Fri | Dec 3, 2021

Clarke, Golding in BOJ profit row

Published:Friday | March 19, 2021 | 12:05 AMRomario Scott/Gleaner Writer
Leader of the Opposition Mark Golding.
Leader of the Opposition Mark Golding.
Minister of Finance and the Public Service Dr Nigel Clarke.
Minister of Finance and the Public Service Dr Nigel Clarke.

There is a row between Finance Minister Dr Nigel Clarke and Opposition Leader Mark Golding over a $33-billion dividend that is being paid over to the Government by the Bank of Jamaica (BOJ).

During the Budget Debate on Tuesday, Golding noted that $17.9 billion of the dividend came from foreign-exchange trading and from net gains on the BOJ’s holdings of foreign-currency assets.

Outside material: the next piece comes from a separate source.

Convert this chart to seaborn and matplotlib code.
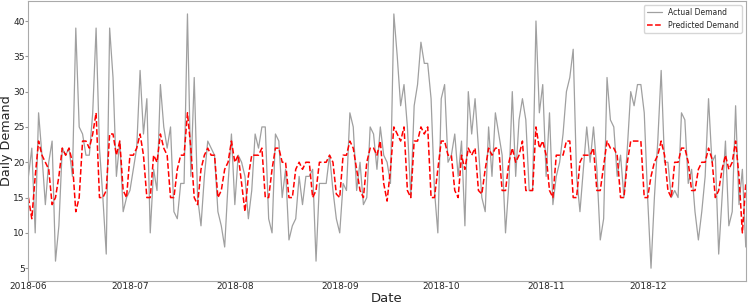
import numpy as np
import pandas as pd
import seaborn as sns
import matplotlib.pyplot as plt

# daily values, 2018-06-01 .. 2018-12-30
actual = [18, 22, 10, 27, 21, 14, 20, 23, 6, 11,
          22, 21, 22, 18, 39, 25, 24, 21, 21, 27,
          39, 22, 15, 7, 39, 32, 18, 23, 13, 15,
          16, 19, 22, 33, 24, 29, 10, 19, 16, 31,
          25, 22, 25, 13, 12, 17, 17, 41, 18, 32,
          15, 11, 18, 23, 22, 21, 13, 11, 8, 17,
          24, 14, 21, 20, 18, 12, 16, 24, 22, 25,
          25, 12, 10, 24, 23, 15, 19, 9, 11, 12,
          18, 14, 18, 18, 19, 6, 17, 17, 17, 21,
          16, 12, 10, 17, 16, 27, 25, 16, 20, 14,
          15, 25, 24, 19, 25, 21, 20, 17, 41, 35,
          28, 31, 25, 15, 28, 31, 37, 34, 34, 29,
          16, 10, 29, 31, 20, 21, 24, 18, 23, 11,
          30, 24, 29, 22, 15, 13, 25, 18, 27, 24,
          21, 10, 17, 30, 18, 26, 29, 26, 16, 16,
          40, 27, 31, 18, 27, 14, 18, 20, 24, 30,
          32, 36, 18, 13, 19, 25, 20, 25, 19, 9,
          12, 32, 26, 25, 18, 21, 15, 22, 30, 28,
          31, 31, 27, 15, 5, 15, 23, 33, 20, 20,
          15, 16, 15, 27, 26, 17, 19, 13, 9, 13,
          18, 29, 20, 21, 7, 15, 23, 11, 13, 28,
          14, 19, 8]

predicted = [15, 12, 18, 23, 21, 20, 19, 14, 15, 18,
             22, 21, 22, 20, 13, 15, 23, 23, 22, 24,
             27, 15, 15, 16, 24, 24, 21, 23, 16, 15,
             21, 21, 22, 24, 21, 15, 15, 21, 20, 24,
             22, 21, 15, 15, 19, 21, 21, 27, 22, 15,
             14, 19, 21, 22, 21, 21, 15, 16, 19, 20,
             23, 20, 21, 17, 13, 18, 21, 21, 21, 22,
             15, 15, 19, 22, 22, 20, 20, 15, 15, 19,
             20, 19, 20, 20, 15, 16, 20, 20, 20, 21,
             20, 15.5, 15, 21, 21, 23, 22, 19, 16, 15,
             20, 22, 22, 21, 23, 17, 14.5, 19, 25, 24,
             23, 25, 16, 15, 23, 23, 25, 24, 25, 15,
             15, 19, 23, 23, 21, 21, 16, 15, 21, 19,
             22, 21, 22, 16, 15.5, 19, 22, 21, 22, 22,
             16, 16, 20, 22, 20, 21, 23, 16, 16, 16,
             25, 22, 23, 21, 16, 15, 21, 21, 21, 23,
             23, 15, 15, 20, 21, 21, 21, 22, 16, 16,
             19.5, 23, 22, 22, 21, 15, 15, 20, 23, 23,
             23, 23, 15, 15, 18, 20, 21, 23, 21, 16,
             15, 20, 20, 22, 22, 20, 16, 16, 19, 20,
             20, 22, 20.5, 15, 16, 19, 21, 19, 20, 23,
             18, 10, 17]

dates = pd.date_range("2018-06-01", periods=len(actual), freq="D")
df = pd.DataFrame({"Date": dates, "Actual": actual, "Predicted": predicted})

sns.set_style("white")
fig, ax = plt.subplots(figsize=(7.48, 3.07), dpi=100)
fig.subplots_adjust(left=0.038, right=0.997, top=0.996, bottom=0.085)

sns.lineplot(x="Date", y="Actual", data=df, ax=ax, color="grey", alpha=0.75,
             linewidth=0.9, label="Actual Demand")
sns.lineplot(x="Date", y="Predicted", data=df, ax=ax, color="red",
             linestyle="--", linewidth=1.1, label="Predicted Demand")

ax.set_xlim(dates[0], dates[-1])
ax.set_xlabel("Date", fontsize=9.5)
ax.set_ylabel("Daily Demand", fontsize=9.2)
ax.xaxis.set_label_coords(0.5, -0.038)
ax.yaxis.set_label_coords(-0.0215, 0.5)
ax.tick_params(axis="x", labelsize=6.5, pad=1, length=0)
ax.tick_params(axis="y", labelsize=6.5, pad=0.5, length=2, left=True,
               color="#999999")
for s in ax.spines.values():
    s.set_color("#aaaaaa")
ax.legend(loc="upper right", fontsize=5.5, frameon=True)

fig.savefig("out.png")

“This devaluation dis-proportionately hurts low-income people. In using the $17.9 billion of foreign exchange gains from the Bank of Jamaica to fund its Budget, the Government is essentially treating the devaluation as a form of tax,” Golding asserted.

“It is a regressive indirect form of taxation paid in particular by less-well-off Jamaicans,” he added.

But Clarke said that Golding was taking the Jamaican people for “fools”.

“Golding based his attack by saying dividend came from depreciation. Depreciation is a fact. If 3.8 per cent depreciation per year is what explains records BOJ dividend, then where were the dividends when the depreciation was much higher at nine per cent per year in the period 2012-2016?” Clarke questioned.

“So, using Golding’s logic, the people suffered from nine per cent per year – twice as high as now and the people got zero. Who benefited then?” the finance minister further questioned.


Clarke pointed out that central banks around the world make profits every year and Jamaican had been an exception.

But at a People’s National Party post-Budget press conference on Wednesday, Golding doubled down on his claim.

WATCH: Highlights from the Opposition post #BudgetDebate2021​ press conference

“For us to achieve stability in the foreign exchange market, we have to grow off foreign exchange earnings and ensure that we are able to sustain, through earnings, the kind of lifestyle that Jamaica now enjoys and has enjoyed for a while.

“But ultimately, the stability of the foreign exchange market is a function of the strength of the economy.

“My point is that the profits of the Bank of Jamaica that were derived from the depreciation in the value of the Jamaican dollar [have] hurt the people. So, to stay that it is good policy and to be extolling as some kind of virtue, I think that was inappropriate,” Golding charged.

The dividend is being paid out of the profits made by the BOJ in 2018, 2019, and 2020.

The $33 billion is expected to be paid over to the Government in the first week of April and will be used to help fund the $60-billion Social and Economic Recovery and Vaccine Programme for Jamaica.